→ **Task to carry out**: Write out each line exactly as given. Leave the pictures out of your copy.
* begin Stored data *
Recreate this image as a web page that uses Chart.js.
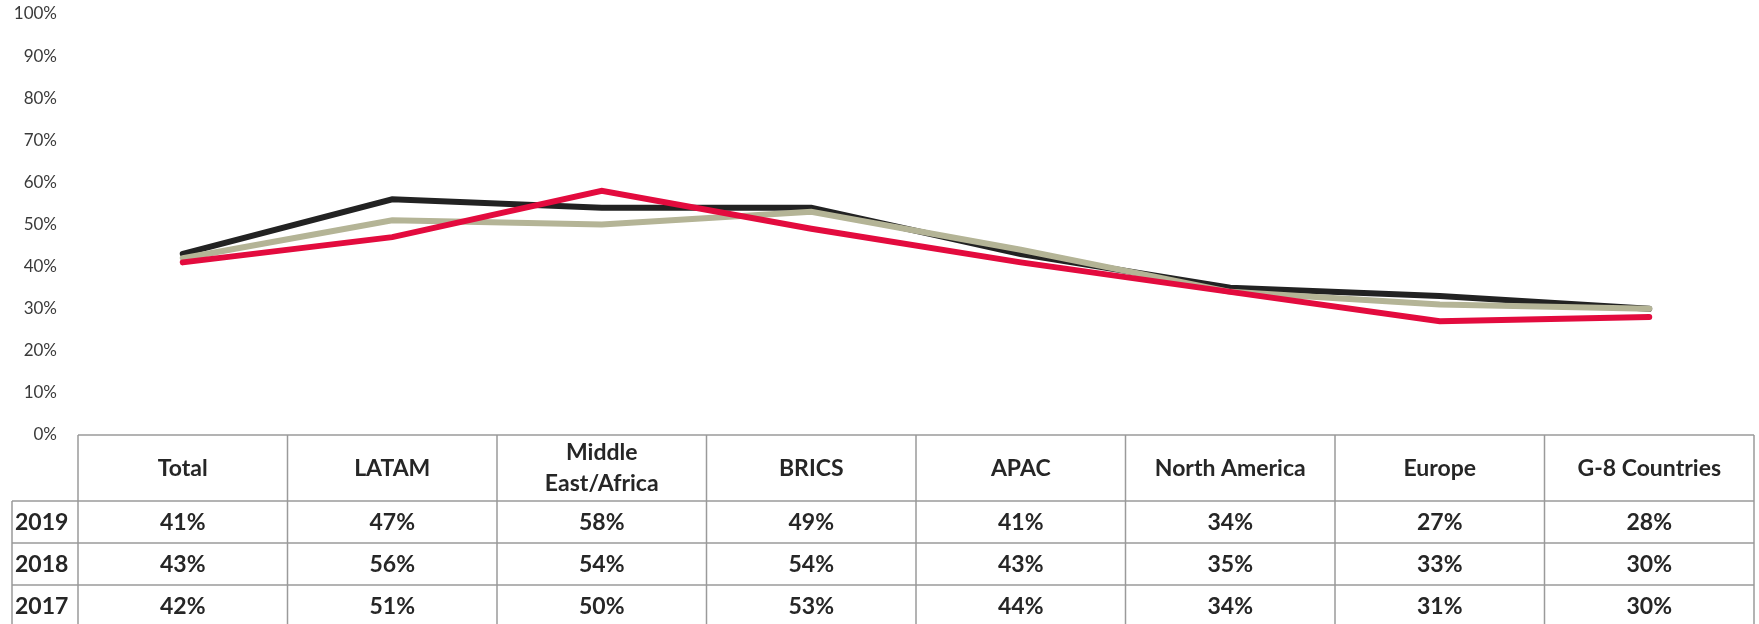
<!DOCTYPE html>
<html>
<head>
<meta charset="utf-8">
<script src="https://cdn.jsdelivr.net/npm/chart.js@4/dist/chart.umd.min.js"></script>
<style>
  html, body { margin: 0; padding: 0; background: #ffffff; }
  #wrap { width: 1759px; height: 624px; position: relative; }
</style>
</head>
<body>
<div id="wrap"><canvas id="grafico"></canvas></div>
<script>
// Regiões (categorias do eixo X)
const regioes = ['Total', 'LATAM', 'Middle East/Africa', 'BRICS', 'APAC', 'North America', 'Europe', 'G-8 Countries'];

// Anos (séries)
const anos = ['2019', '2018', '2017'];

// Valores em %
const v2019 = [41, 47, 58, 49, 41, 34, 27, 28];
const v2018 = [43, 56, 54, 54, 43, 35, 33, 30];
const v2017 = [42, 51, 50, 53, 44, 34, 31, 30];

// Rótulos do eixo Y
const ticksY = [0, 10, 20, 30, 40, 50, 60, 70, 80, 90, 100];

const series = [v2019, v2018, v2017];
const cores = ['#e30b3e', '#222222', '#b4b496'];
const ordem = [0, 2, 1];

const FONTE = 'Lato, "Open Sans", sans-serif';

// Tabela de dados desenhada abaixo do gráfico
const tabelaPlugin = {
  id: 'tabela',
  afterDraw(chart) {
    const ctx = chart.ctx;
    const x = chart.scales.x;
    const area = chart.chartArea;
    const passo = (area.right - area.left) / regioes.length;
    const topo = area.bottom;
    const hCab = 66;
    const hLinha = 42;
    const esq = 12;

    ctx.save();
    ctx.strokeStyle = '#9a9a9a';
    ctx.lineWidth = 1.5;

    // linhas horizontais
    ctx.beginPath();
    ctx.moveTo(area.left, topo);
    ctx.lineTo(area.right, topo);
    for (let r = 0; r <= anos.length; r++) {
      const y = topo + hCab + r * hLinha;
      ctx.moveTo(esq, y);
      ctx.lineTo(area.right, y);
    }
    // linhas verticais
    for (let c = 0; c <= regioes.length; c++) {
      const xx = area.left + c * passo;
      ctx.moveTo(xx, topo);
      ctx.lineTo(xx, chart.height + 5);
    }
    ctx.moveTo(esq, topo + hCab);
    ctx.lineTo(esq, chart.height + 5);
    ctx.stroke();

    ctx.fillStyle = '#262626';
    ctx.font = 'bold 23px ' + FONTE;
    ctx.textAlign = 'center';
    ctx.textBaseline = 'middle';

    // cabeçalho
    regioes.forEach((nome, i) => {
      const cx = x.getPixelForValue(i);
      const cy = topo + hCab / 2 + 1;
      if (nome === 'Middle East/Africa') {
        ctx.fillText('Middle', cx, cy - 16);
        ctx.fillText('East/Africa', cx, cy + 15);
      } else {
        ctx.fillText(nome, cx, cy);
      }
    });

    // linhas de valores
    anos.forEach((ano, r) => {
      const cy = topo + hCab + r * hLinha + hLinha / 2 + 1;
      ctx.textAlign = 'left';
      ctx.fillText(ano, esq + 3, cy);
      ctx.textAlign = 'center';
      series[r].forEach((v, i) => {
        ctx.fillText(v + '%', x.getPixelForValue(i), cy);
      });
    });
    ctx.restore();
  }
};

const data = {
  labels: regioes,
  datasets: anos.map((ano, i) => ({
    label: ano,
    data: series[i],
    borderColor: cores[i],
    backgroundColor: cores[i],
    borderWidth: 6,
    borderCapStyle: 'round',
    pointRadius: 0,
    tension: 0,
    order: ordem[i]
  }))
};

const config = {
  type: 'line',
  data: data,
  options: {
    responsive: true,
    maintainAspectRatio: false,
    animation: false,
    layout: { autoPadding: false, padding: { top: 14, right: 5, bottom: 189, left: 0 } },
    plugins: {
      legend: { display: false },
      tooltip: { enabled: false }
    },
    scales: {
      x: {
        offset: true,
        ticks: { display: false },
        grid: { display: false, drawTicks: false },
        border: { display: false }
      },
      y: {
        min: 0,
        max: 100,
        afterFit(s) { s.width = 78; s.paddingTop = 0; s.paddingBottom = 0; },
        afterBuildTicks(s) { s.ticks = ticksY.map(v => ({ value: v })); },
        ticks: {
          padding: 21,
          color: '#3a3a3a',
          font: { family: FONTE, size: 17 },
          callback: v => v + '%'
        },
        grid: { display: false, drawTicks: false },
        border: { display: false }
      }
    }
  },
  plugins: [tabelaPlugin]
};

new Chart(document.getElementById('grafico'), config);
</script>
</body>
</html>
* end Stored data *
→ **Worked answer**:
Recreate this image as a web page that uses Chart.js.
<!DOCTYPE html>
<html>
<head>
<meta charset="utf-8">
<script src="https://cdn.jsdelivr.net/npm/chart.js@4/dist/chart.umd.min.js"></script>
<style>
  html, body { margin: 0; padding: 0; background: #ffffff; }
  #wrap { width: 1759px; height: 624px; position: relative; }
</style>
</head>
<body>
<div id="wrap"><canvas id="grafico"></canvas></div>
<script>
// Regiões (categorias do eixo X)
const regioes = ['Total', 'LATAM', 'Middle East/Africa', 'BRICS', 'APAC', 'North America', 'Europe', 'G-8 Countries'];

// Anos (séries)
const anos = ['2019', '2018', '2017'];

// Valores em %
const v2019 = [41, 47, 58, 49, 41, 34, 27, 28];
const v2018 = [43, 56, 54, 54, 43, 35, 33, 30];
const v2017 = [42, 51, 50, 53, 44, 34, 31, 30];

// Rótulos do eixo Y
const ticksY = [0, 10, 20, 30, 40, 50, 60, 70, 80, 90, 100];

const series = [v2019, v2018, v2017];
const cores = ['#e30b3e', '#222222', '#b4b496'];
const ordem = [0, 2, 1];

const FONTE = 'Lato, "Open Sans", sans-serif';

// Tabela de dados desenhada abaixo do gráfico
const tabelaPlugin = {
  id: 'tabela',
  afterDraw(chart) {
    const ctx = chart.ctx;
    const x = chart.scales.x;
    const area = chart.chartArea;
    const passo = (area.right - area.left) / regioes.length;
    const topo = area.bottom;
    const hCab = 66;
    const hLinha = 42;
    const esq = 12;

    ctx.save();
    ctx.strokeStyle = '#9a9a9a';
    ctx.lineWidth = 1.5;

    // linhas horizontais
    ctx.beginPath();
    ctx.moveTo(area.left, topo);
    ctx.lineTo(area.right, topo);
    for (let r = 0; r <= anos.length; r++) {
      const y = topo + hCab + r * hLinha;
      ctx.moveTo(esq, y);
      ctx.lineTo(area.right, y);
    }
    // linhas verticais
    for (let c = 0; c <= regioes.length; c++) {
      const xx = area.left + c * passo;
      ctx.moveTo(xx, topo);
      ctx.lineTo(xx, chart.height + 5);
    }
    ctx.moveTo(esq, topo + hCab);
    ctx.lineTo(esq, chart.height + 5);
    ctx.stroke();

    ctx.fillStyle = '#262626';
    ctx.font = 'bold 23px ' + FONTE;
    ctx.textAlign = 'center';
    ctx.textBaseline = 'middle';

    // cabeçalho
    regioes.forEach((nome, i) => {
      const cx = x.getPixelForValue(i);
      const cy = topo + hCab / 2 + 1;
      if (nome === 'Middle East/Africa') {
        ctx.fillText('Middle', cx, cy - 16);
        ctx.fillText('East/Africa', cx, cy + 15);
      } else {
        ctx.fillText(nome, cx, cy);
      }
    });

    // linhas de valores
    anos.forEach((ano, r) => {
      const cy = topo + hCab + r * hLinha + hLinha / 2 + 1;
      ctx.textAlign = 'left';
      ctx.fillText(ano, esq + 3, cy);
      ctx.textAlign = 'center';
      series[r].forEach((v, i) => {
        ctx.fillText(v + '%', x.getPixelForValue(i), cy);
      });
    });
    ctx.restore();
  }
};

const data = {
  labels: regioes,
  datasets: anos.map((ano, i) => ({
    label: ano,
    data: series[i],
    borderColor: cores[i],
    backgroundColor: cores[i],
    borderWidth: 6,
    borderCapStyle: 'round',
    pointRadius: 0,
    tension: 0,
    order: ordem[i]
  }))
};

const config = {
  type: 'line',
  data: data,
  options: {
    responsive: true,
    maintainAspectRatio: false,
    animation: false,
    layout: { autoPadding: false, padding: { top: 14, right: 5, bottom: 189, left: 0 } },
    plugins: {
      legend: { display: false },
      tooltip: { enabled: false }
    },
    scales: {
      x: {
        offset: true,
        ticks: { display: false },
        grid: { display: false, drawTicks: false },
        border: { display: false }
      },
      y: {
        min: 0,
        max: 100,
        afterFit(s) { s.width = 78; s.paddingTop = 0; s.paddingBottom = 0; },
        afterBuildTicks(s) { s.ticks = ticksY.map(v => ({ value: v })); },
        ticks: {
          padding: 21,
          color: '#3a3a3a',
          font: { family: FONTE, size: 17 },
          callback: v => v + '%'
        },
        grid: { display: false, drawTicks: false },
        border: { display: false }
      }
    }
  },
  plugins: [tabelaPlugin]
};

new Chart(document.getElementById('grafico'), config);
</script>
</body>
</html>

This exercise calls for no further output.